Longworth, however, continued his playboy ways. In a famous incident, a fellow congressman joked that Longworth’s bald head “Feels just like my wife’s bottom.” Whereupon Longworth ran his hand over his head, too, and replied, “Yes, so it does.”

Once again, though, Alice proved herself a match for the menfolk, having numerous affairs. Indeed, the couple’s only child, when Alice was 41, was, she confessed in her private diary, the child of Senator William Borah. Nonetheless, Longworth doted on daughter Paulina until his death six years later.

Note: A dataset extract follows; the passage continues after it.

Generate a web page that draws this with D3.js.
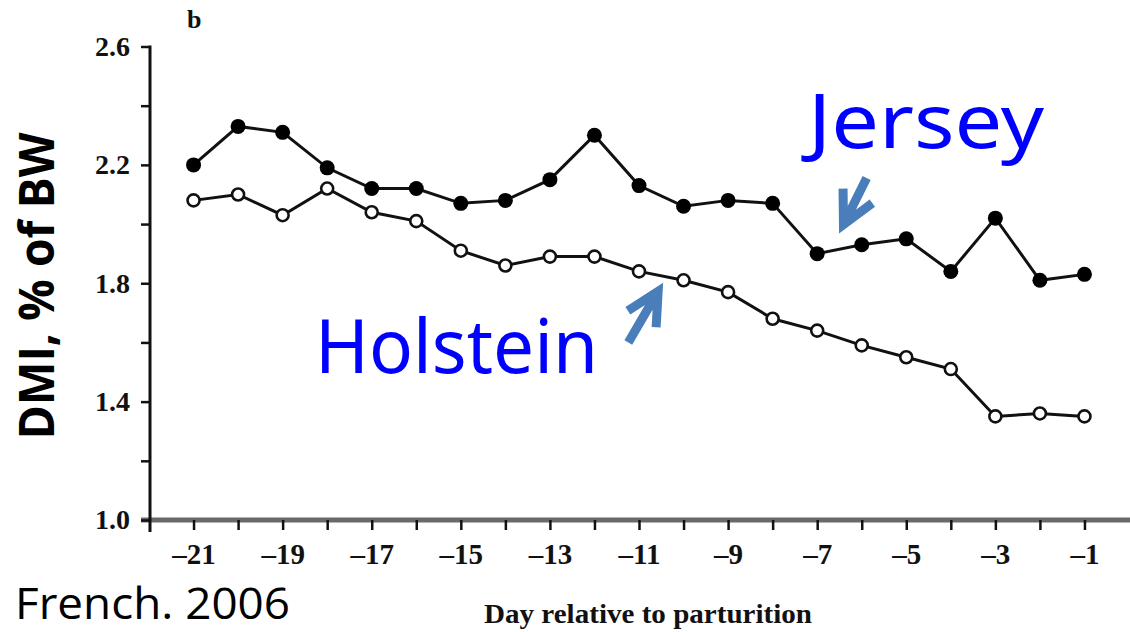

In the 1912 election, when Roosevelt left the Republican campaign and formed his own Bull Moose Party, Longworth remained a loyal Republican. Alice duly campaigned for Bull Moose, against her husband. He lost by 105 votes – and Alice joked that she was worth at least 100 of them.

Yet they stayed married until Longworth’s death in 1931. She never remarried.

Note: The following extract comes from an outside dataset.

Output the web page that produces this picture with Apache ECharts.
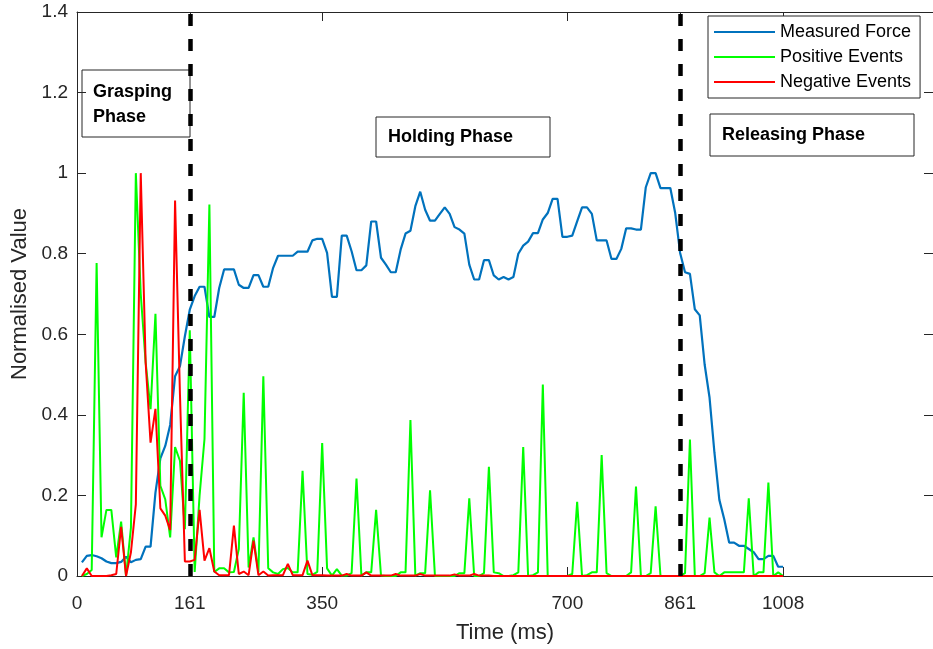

“Mrs L” became known for her tart tongue. After telling bawdy jokes about President Woodrow Wilson, she was banned from the White House. She called President Warren G Harding “just a slob”. She said, “the Hoover vacuum is more exciting” than President Herbert Hoover but supported him against cousin Franklin D Roosevelt in the 1932 presidential election. Still, Alice often visited the White House during FDR’s four terms. According to the syndicated column Capital Stuff, she once said Roosevelt was “one part mush and two parts Eleanor”.

In 1974, she told The Post that, “I don’t think I am insensitive or cruel. I laugh, I have a sense of humor, I like to tease. I must admit a sense of mischief does get hold of me from time to time.” That sense of mischief would include burying a voodoo doll of incoming First Lady Nellie Taft in the front yard of the White House. The Tafts barred her from the White House.

She presided over Washington society from her home on Embassy Row and became known as the capital’s “other Washington Monument”. A pillow in her sitting room was embroidered with a saying she popularized: “If you haven’t got anything nice to say about anyone, come and sit here by me.”

Stars and Stripes

Alice died in 1980, just over a week after her 96th birthday. She was the longest-lived presidential child.